Top ten weather stories for 2005: story ten
10. BC's Tropical Punch
In mid-January, following a two-week blast of wintry weather across BC's Lower Mainland and Vancouver Island, a persistent flow of record warm, moist air dubbed the "Tropical Punch" engulfed southwestern British Columbia. But more than the usual "Pineapple Express", this system originated south of Hawaii, drawing northward even wetter and warmer air from the subtropics. Temperatures soared to record levels.
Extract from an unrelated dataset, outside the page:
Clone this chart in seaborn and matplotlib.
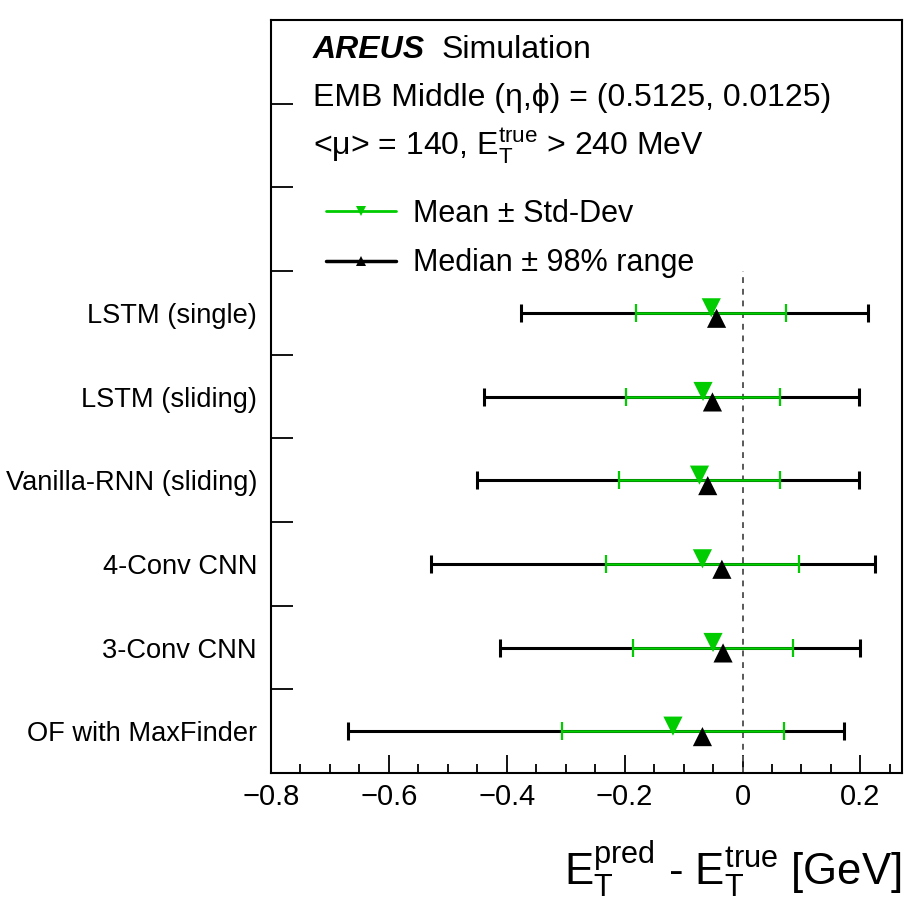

Abbotsford reached a balmy 18.1°C on the 19th, the highest January temperature recorded anywhere in the province since 1899. Victoria also shattered its warmest-ever January reading at 16.1°C. The system soaked the BC coast with record rain. At Tofino, on Vancouver Island, 96.8 mm of rain fell on January 17 and a phenomenal 197.2 mm the next day - both new daily records. Port Renfrew received a two-day total of 342 mm. Compounding the problem, the ground was still frozen and could not absorb the runoff as denuded slopes couldn't hold back the rushing waters.
Crews worked feverishly to free storm drains of debris and ice. Automobiles hydroplaned off streets and roads into flooded ditches; dykes ruptured; sump pumps broke down under heavy usage; and parking lots became mini-lakes. The week-long rains washed out bridges and highways and forced hundreds to flee mud-filled homes. Damages were in the tens of millions of dollars. In North Vancouver, a massive slide of mud, trees and rocks rushed down a 75-metre-high embankment, completely destroying one home and dam, killing a woman and forcing the evacuation of the neighbourhood.